Credentialed Dietetics Practitioners with Disabilities Get the Job Done

Autobiographies, Disability Culture, and Disability Resources

Clarion Rating: 3 out of 5

Credentialed Dietetics Practitioners with Disabilities Get the Job Done is an insightful healthcare guide to broadening professional understandings of what competence looks like.

Edited by Suzanne Domel Baxter and Cheryl Iny Harris, the transformative healthcare guide Credentialed Dietetics Practitioners with Disabilities Get the Job Done challenges ableist notions that physical, sensory, or hidden differences are impediments to clinical excellence and redefines disability care in terms of specialized expertise.

Drawing on the experiences of credentialed dietetics professionals living with disabilities, this book poses questions about what it means to be a competent healthcare professional when systems are not designed with you in mind. Its personal stories cover a spectrum of visible and invisible disabilities to demonstrate that the barriers within the dietetics profession are often not the disabilities themselves but instead emanate from institutional inflexibility and the pervasive ableism of gatekeepers. The stories are further complemented by eight educational chapters that outline the programs and resources available to assist disabled practitioners in dietetics, including the Disabilities in Nutrition and Dietetics Member Interest Group, vocational rehabilitation programs, and centers for independent living.

The book does an able job of filling an underrepresented niche within healthcare literature. It is full of edifying advice for practitioners on topics including inclusivity and equity. It also encourages individuals with disabilities to enter the dietetics profession.

However, despite the book’s reference to professional pathways, credentialing bodies, and lived career trajectories, it lacks a structured pedagogy and formal academic framework. Indeed, its structural presentation is fragmented, spread across the fifteen varied autobiographical narratives. Further, for a volume that is dedicated to increasing accessibility and inclusion, it is paradoxical that the interior design eschews these principles. The chapters are text heavy, with limited visual hierarchy or infographics to anchor their complex information. This increases the cognitive effort for those with visual fatigue or processing differences and creates barriers for the very practitioners the book seeks to empower.

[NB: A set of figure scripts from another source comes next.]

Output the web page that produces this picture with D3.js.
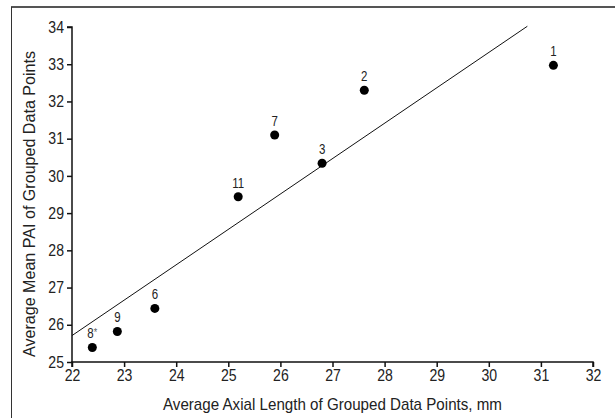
<!DOCTYPE html>
<html>
<head>
<meta charset="utf-8">
<script src="https://cdn.jsdelivr.net/npm/d3@7"></script>
<style>
  body { margin: 0; background: #fff; }
  text { font-family: "Liberation Sans", Arial, sans-serif; fill: #222; }
</style>
</head>
<body>
<div id="chart"></div>
<script>
/* DATA */
const groups = ["1", "2", "3", "6", "7", "8", "9", "11"];
const axialLength = [31.24, 27.61, 26.80, 23.59, 25.89, 22.39, 22.87, 25.19];
const meanPAI = [32.97, 32.30, 30.34, 26.44, 31.10, 25.39, 25.82, 29.44];
const fitX = [22, 30.74];
const fitY = [25.71, 34.02];
const xTicks = [22, 23, 24, 25, 26, 27, 28, 29, 30, 31, 32];
const yTicks = [25, 26, 27, 28, 29, 30, 31, 32, 33, 34];

const width = 615,
  height = 418,
  margin = { top: 27, bottom: 56, left: 72, right: 22 },
  narrow = 0.88; // squeeze text a bit, the original uses a condensed face

const svg = d3.select("#chart")
  .append("svg")
  .attr("width", width)
  .attr("height", height);

// outer frame
svg.append("line")
  .attr("x1", 11).attr("x2", width).attr("y1", 7).attr("y2", 7)
  .attr("stroke", "#555").attr("stroke-width", 2);
svg.append("line")
  .attr("x1", 11.5).attr("x2", 11.5).attr("y1", 7).attr("y2", height)
  .attr("stroke", "#333").attr("stroke-width", 1);

// + SCALES
const xScale = d3.scaleLinear()
  .domain([22, 32])
  .range([margin.left, width - margin.right]);

const yScale = d3.scaleLinear()
  .domain([25, 34])
  .range([height - margin.bottom, margin.top]);

// + AXES
const xAxis = d3.axisBottom(xScale).tickValues(xTicks).tickSize(5).tickPadding(3);
const yAxis = d3.axisLeft(yScale).tickValues(yTicks).tickSize(5).tickPadding(3);

const xAxisGroup = svg.append("g")
  .attr("transform", `translate(0, ${height - margin.bottom})`)
  .call(xAxis);
xAxisGroup.select(".domain").attr("d", `M${xScale(22)},5V0H${xScale(32)}V5`);

const yAxisGroup = svg.append("g")
  .attr("transform", `translate(${margin.left}, 0)`)
  .call(yAxis);
yAxisGroup.select(".domain").attr("d", `M-5,${yScale(34)}H0V${yScale(25)}`);

svg.selectAll(".tick text")
  .attr("font-size", 16)
  .attr("fill", "#222")
  .attr("font-family", "Liberation Sans, Arial, sans-serif");
xAxisGroup.selectAll(".tick text").attr("transform", `scale(${narrow},1)`);
yAxisGroup.selectAll(".tick text")
  .attr("x", -8 / narrow)
  .attr("transform", `scale(${narrow},1)`);
svg.selectAll(".domain, .tick line").attr("stroke", "#111").attr("stroke-width", 1.5);

// axis titles
svg.append("text")
  .attr("x", (xScale(22) + xScale(32)) / 2)
  .attr("y", 410)
  .attr("text-anchor", "middle")
  .attr("font-size", 17)
  .attr("textLength", 339)
  .attr("lengthAdjust", "spacingAndGlyphs")
  .text("Average Axial Length of Grouped Data Points, mm");

svg.append("text")
  .attr("transform", `translate(35, 204) rotate(-90)`)
  .attr("text-anchor", "middle")
  .attr("font-size", 17)
  .attr("textLength", 306)
  .attr("lengthAdjust", "spacingAndGlyphs")
  .text("Average Mean PAI of Grouped Data Points");

// + REGRESSION LINE
const lineGen = d3.line()
  .x(d => xScale(d[0]))
  .y(d => yScale(d[1]));

svg.append("path")
  .datum(d3.zip(fitX, fitY))
  .attr("fill", "none")
  .attr("stroke", "#111")
  .attr("stroke-width", 1)
  .attr("d", lineGen);

// + POINTS
const points = groups.map((g, i) => ({ group: g, x: axialLength[i], y: meanPAI[i] }));

svg.selectAll("circle.pt")
  .data(points)
  .join("circle")
  .attr("class", "pt")
  .attr("cx", d => xScale(d.x))
  .attr("cy", d => yScale(d.y))
  .attr("r", 4.5)
  .attr("fill", "#000");

const labels = svg.selectAll("text.lbl")
  .data(points)
  .join("text")
  .attr("class", "lbl")
  .attr("transform", d => `translate(${xScale(d.x)}, ${yScale(d.y) - 9}) scale(0.82,1)`)
  .attr("text-anchor", "middle")
  .attr("font-size", 14);

labels.append("tspan").text(d => d.group);
labels.filter(d => d.group === "8")
  .append("tspan")
  .attr("font-size", 11)
  .attr("dy", -2)
  .attr("fill", "#666")
  .text("*");
</script>
</body>
</html>
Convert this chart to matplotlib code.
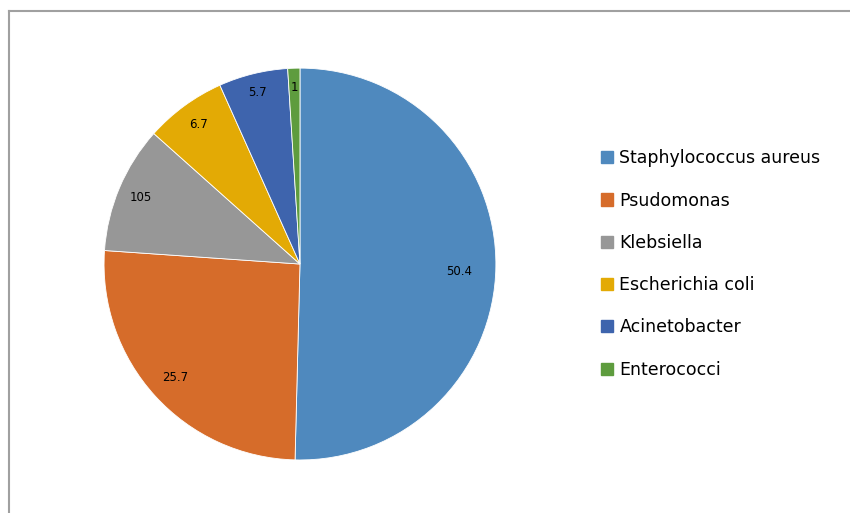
import matplotlib.pyplot as plt
from matplotlib.lines import Line2D
import numpy as np

labels = ['Staphylococcus aureus', 'Psudomonas', 'Klebsiella', 'Escherichia coli', 'Acinetobacter', 'Enterococci']
values = [50.4, 25.7, 10.5, 6.7, 5.7, 1]
value_text = ['50.4', '25.7', '105', '6.7', '5.7', '1']
colors = ['#4F89BE', '#D66C2A', '#979797', '#E3AA05', '#3E64AD', '#5E9C3E']

fig = plt.figure(figsize=(8.5, 5.13), dpi=100)

# chart frame (gray border, runs off right/bottom)
fig.add_artist(Line2D([9/850, 1.0], [1-11/513, 1-11/513], color='#a0a0a0', lw=1.5))
fig.add_artist(Line2D([9/850, 9/850], [1-11/513, 0.0], color='#a0a0a0', lw=1.5))

ax = fig.add_axes([0.1224, 0.1033, 0.461, 0.764])
wedges, _ = ax.pie(values, colors=colors, startangle=90, counterclock=False,
                   wedgeprops=dict(edgecolor='white', linewidth=0.6))
ax.set_xlim(-1, 1)
ax.set_ylim(-1, 1)
ax.set_aspect('equal')

for w, t, d in zip(wedges, value_text, [0.81, 0.86, 0.88, 0.88, 0.9, 0.9]):
    ang = np.deg2rad((w.theta1 + w.theta2) / 2)
    ax.text(d * np.cos(ang), d * np.sin(ang) - 0.03 * (t == '50.4'), t,
            ha='center', va='center', fontsize=8.5, color='black')

handles = [plt.Rectangle((0, 0), 1, 1, color=c) for c in colors]
fig.legend(handles, labels, loc='upper left', bbox_to_anchor=(0.697, 0.726),
           frameon=False, fontsize=12.5, handlelength=0.7, handleheight=0.7,
           handletextpad=0.35, labelspacing=1.4, borderpad=0)

plt.savefig('out.png', dpi=100)
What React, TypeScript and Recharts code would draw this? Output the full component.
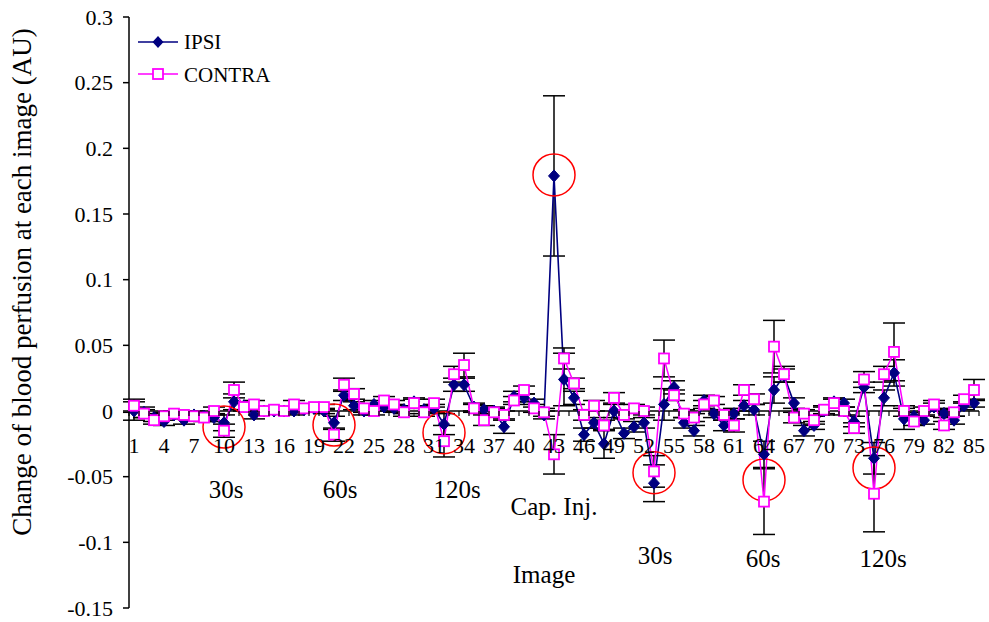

Still, the book’s narrative credibility is distinguishing. Its personal narratives are authentic, evocative, and illuminating. They convey moments of exclusion, adaptation, and quiet triumph well, mirroring the problem-solving nature of the dietetics profession itself. Indeed, the text is persuasive in contending that the dietetics profession cannot achieve greater equity and healthcare excellence without considering the perspectives of credentialed professionals living with disabilities. It argues with vigor that such practitioners possess invaluable knowledge of the unique physical, sensory, and systemic barriers that are embedded in everyday practice. Their lived experiences function as a form of professional expertise, one that enhances patient care while broadening the dietetics profession’s understanding of what competence looks like.

Existing at the intersection of disability and dietetics literature, the pioneering healthcare guide Credentialed Dietetics Practitioners with Disabilities Get the Job Done foregrounds the lived experiences of credentialed professionals with disabilities.

Reviewed by Taona Ian Chirumarara

Disclosure: This article is not an endorsement, but a review. The publisher of this book provided free copies of the book and paid a small fee to have their book reviewed by a professional reviewer. Foreword Reviews and Clarion Reviews make no guarantee that the publisher will receive a positive review. Foreword Magazine, Inc. is disclosing this in accordance with the Federal Trade Commission’s 16 CFR, Part 255.